Public Meeting in Northfield on Neonicotinoid Pesticides in Honey
State Representative David Bly and experts from the Minnesota Department of Health and Department of Agriculture are holding a public meeting in Northfield Thursday.
The discussion will surround the presence of neonicotinoid pesticides, at neuroactive levels, found in honey.
The meeting is the result of a recent study that detected neonicotinoids in 75% of 198 honeys collected from producers around the world.
According to a News Release from Representative Bly's office, "experts from each state agency will discuss the study and agency plans to test and monitor Minnesota's honey for pesticide contamination."

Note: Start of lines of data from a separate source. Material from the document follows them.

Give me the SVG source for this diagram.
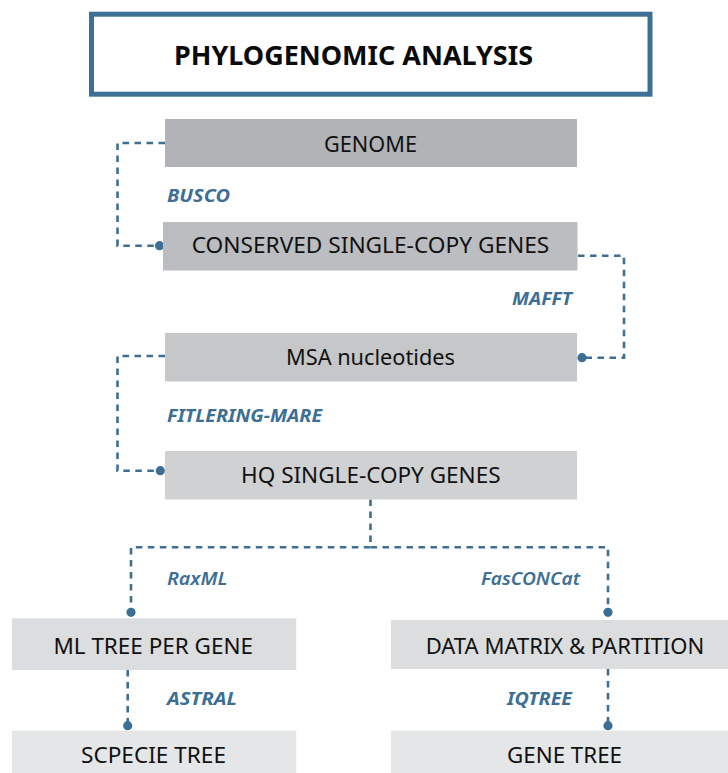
<svg xmlns="http://www.w3.org/2000/svg" width="728" height="773" viewBox="0 0 728 773">
<style>
.node text{font-family:"Noto Sans","Open Sans","Liberation Sans",sans-serif;font-size:22.4px;fill:#111;text-anchor:middle}
.lbl{font-family:"Noto Sans","Open Sans","Liberation Sans",sans-serif;font-size:18.5px;font-weight:bold;font-style:italic;fill:#3d6f95}
.conn path{fill:none;stroke:#3d6f95;stroke-width:2.6;stroke-dasharray:6.5 5.5}
</style>
<defs>
<marker id="dot" viewBox="-6 -6 12 12" markerWidth="11" markerHeight="11" markerUnits="userSpaceOnUse" refX="0" refY="0" orient="auto">
<circle cx="0" cy="0" r="5" fill="#3d6f95"/>
</marker>
</defs>
<rect width="728" height="773" fill="#fff"/>
<g id="title">
<rect x="91.5" y="14.2" width="558.5" height="80" fill="#fff" stroke="#3e7096" stroke-width="5"/>
<text x="353.5" y="65" textLength="359" lengthAdjust="spacingAndGlyphs" style="font-family:'Noto Sans','Open Sans','Liberation Sans',sans-serif;font-size:26.5px;font-weight:bold;fill:#0a0a0a" text-anchor="middle">PHYLOGENOMIC ANALYSIS</text>
</g>
<g class="conn">
<path d="M165,143 H117.5 V245.7 H159.5" marker-end="url(#dot)"/>
<path d="M578,255.7 H624 V357.7 H582" marker-end="url(#dot)"/>
<path d="M165,356 H117.5 V470.7 H160.3" marker-end="url(#dot)"/>
<path d="M370.5,499.5 V547.3 H131 V612.3" marker-end="url(#dot)"/>
<path d="M370.5,547.3 H608 V612.3" marker-end="url(#dot)"/>
<path d="M127.7,670 V725.7" marker-end="url(#dot)"/>
<path d="M608,669 V725.7" marker-end="url(#dot)"/>
</g>
<g id="genome" class="node"><rect x="165" y="119" width="412" height="48" fill="#b2b3b7"/><text x="370.5" y="152" textLength="93" lengthAdjust="spacingAndGlyphs">GENOME</text></g>
<g id="conserved" class="node"><rect x="163" y="222" width="414.5" height="48.5" fill="#bcbdc0"/><text x="370.5" y="253" textLength="357.6" lengthAdjust="spacingAndGlyphs">CONSERVED SINGLE-COPY GENES</text></g>
<g id="msa" class="node"><rect x="165" y="333" width="412" height="48.5" fill="#c6c7c9"/><text x="370.5" y="365" textLength="169" lengthAdjust="spacingAndGlyphs">MSA nucleotides</text></g>
<g id="hq" class="node"><rect x="165" y="451" width="412" height="48.5" fill="#d0d1d3"/><text x="370.8" y="483" textLength="259.5" lengthAdjust="spacingAndGlyphs">HQ SINGLE-COPY GENES</text></g>
<g id="mltree" class="node"><rect x="12" y="618.3" width="284.2" height="51.7" fill="#dcdddf"/><text x="153.2" y="654.3" textLength="199.6" lengthAdjust="spacingAndGlyphs">ML TREE PER GENE</text></g>
<g id="datamatrix" class="node"><rect x="391" y="620" width="337" height="49" fill="#dcdddf"/><text x="565" y="654" textLength="278.6" lengthAdjust="spacingAndGlyphs">DATA MATRIX &amp; PARTITION</text></g>
<g id="speciestree" class="node"><rect x="12" y="730.7" width="284.2" height="42.3" fill="#e5e6e7"/><text x="153.5" y="763.3" textLength="145" lengthAdjust="spacingAndGlyphs">SCPECIE TREE</text></g>
<g id="genetree" class="node"><rect x="391" y="730.7" width="337" height="42.3" fill="#e5e6e7"/><text x="564.5" y="763.3" textLength="115" lengthAdjust="spacingAndGlyphs">GENE TREE</text></g>
<g id="labels">
<text class="lbl" x="167" y="202" textLength="63" lengthAdjust="spacingAndGlyphs">BUSCO</text>
<text class="lbl" x="572" y="305" text-anchor="end" textLength="60" lengthAdjust="spacingAndGlyphs">MAFFT</text>
<text class="lbl" x="167" y="422" textLength="155" lengthAdjust="spacingAndGlyphs">FITLERING-MARE</text>
<text class="lbl" x="167" y="585" style="font-weight:600" textLength="60.5" lengthAdjust="spacingAndGlyphs">RaxML</text>
<text class="lbl" x="580" y="585" text-anchor="end" style="font-weight:600" textLength="99" lengthAdjust="spacingAndGlyphs">FasCONCat</text>
<text class="lbl" x="167" y="705" textLength="70" lengthAdjust="spacingAndGlyphs">ASTRAL</text>
<text class="lbl" x="572" y="705" text-anchor="end" textLength="65" lengthAdjust="spacingAndGlyphs">IQTREE</text>
</g>
</svg>
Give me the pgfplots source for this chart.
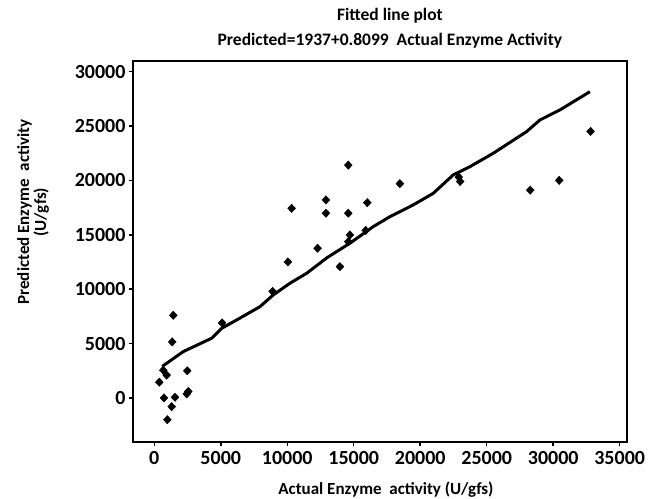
\documentclass[border=0pt]{standalone}
\usepackage{pgfplots}
\pgfplotsset{compat=1.18}
\usepackage{fontspec}
\setmainfont{Carlito}
\begin{document}
\begin{tikzpicture}
\begin{axis}[
  scale only axis, width=494pt, height=381.3pt,
  xmin=-1600, xmax=35550, ymin=-4050, ymax=31000,
  xtick={0,5000,...,35000}, ytick={0,5000,...,30000},
  scaled ticks=false,
  tick pos=left, tick align=outside, major tick length=4pt,
  axis line style={line width=2.2pt},
  tick style={line width=1.5pt, black},
  /pgf/number format/1000 sep={},
  /pgf/number format/assume math mode=true,
  tick label style={font=\fontsize{20}{22}\selectfont\bfseries},
  xticklabel style={yshift=-2pt},
  title={Fitted line plot\\Predicted=1937+0.8099~~Actual Enzyme Activity},
  title style={font=\fontsize{17.5}{25}\selectfont\bfseries, align=center,
    at={(axis description cs:0.52,1)}, anchor=south, inner sep=0pt, yshift=6pt},
  xlabel={Actual Enzyme~~activity (U/gfs)},
  xlabel style={font=\fontsize{17}{18}\selectfont\bfseries,
    at={(axis description cs:0.512,-0.126)}, anchor=center},
  ylabel={Predicted Enzyme~~activity\\(U/gfs)},
  ylabel style={font=\fontsize{17}{17}\selectfont\bfseries, align=center,
    at={(axis description cs:-0.2024,0.603)}, anchor=center},
]
\addplot[black, line width=3pt, line join=round] coordinates {
(600,2900) (2180,4260) (4320,5490) (5070,6400) (6200,7170) (7950,8390)
(8950,9470) (10200,10540) (11460,11460) (13000,12900) (14710,14220)
(16470,15750) (17720,16660) (19470,17740) (20980,18810) (22480,20500)
(23740,21260) (25490,22490) (28000,24480) (29000,25550) (30500,26470)
(32760,28150)
};
\addplot[only marks, mark=diamond*, mark size=4.2pt, mark options={xscale=1.25}, black] coordinates {
(1430,7600) (1350,5150) (680,2550) (930,2100) (380,1450) (2480,2500)
(730,0) (1560,60) (1310,-800) (2560,600) (2440,370) (980,-2000)
(5100,6900) (8900,9800) (10050,12500) (10330,17430) (12280,13760)
(12910,18200) (12910,16980) (13960,12070) (14590,21400) (14590,16980)
(14710,14980) (14590,14370) (15900,15400) (16020,17950) (18470,19700)
(22900,20300) (23000,19900) (28270,19100) (30450,20000) (32810,24500)
};
\end{axis}
\pgfresetboundingbox
\path[use as bounding box] ([shift={(-133pt,-56pt)}]current axis.south west) rectangle ([shift={(23pt,60.7pt)}]current axis.north east);
\end{tikzpicture}
\end{document}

The event is free and open to the public and will be held at Thursday, December 14 at 5:00 p.m. at Carleton College's Weitz Center for Creativity in the Larson Meeting Room #236, 320 3rd Street East in Northfield.
Expected to be in attendance are Minnesota Department of Agriculture Commissioner Dave Frederickson and Minnesota Department of Health Commissioner Ed Ehlinger and experts from their departments.
For more information you can contact Representative David Bly at firstname.lastname@example.org.
According to a summary of the information contained in the October 6, 2017 issue of Science Magazine, Volume 358, Issue 6359, "there is widespread concern over the global loss of biodiversity."
"The decline in bee abundances is particularly alarming given their role in pollination; bee losses are a major threat to human food security and ecosystem stability."
"These losses are associated with intensive land use, which exposes bees to pesticides, particularly neonicotinoids. The latter may harm bees directly and/or exacerbate threats from other chemicals, imported parasites and diseases."
Neonicotinoid pesticides are applied globally.
Concern about their impacts has been increasing as evidence for negative effects on bee health has been gathered.
According to the study, "the neonicotinoid compounds occurred at levels considered safe for human consumption, but the contamination confirms the inundation of bees and their environments with these pesticides, despite some recent efforts to decrease their use."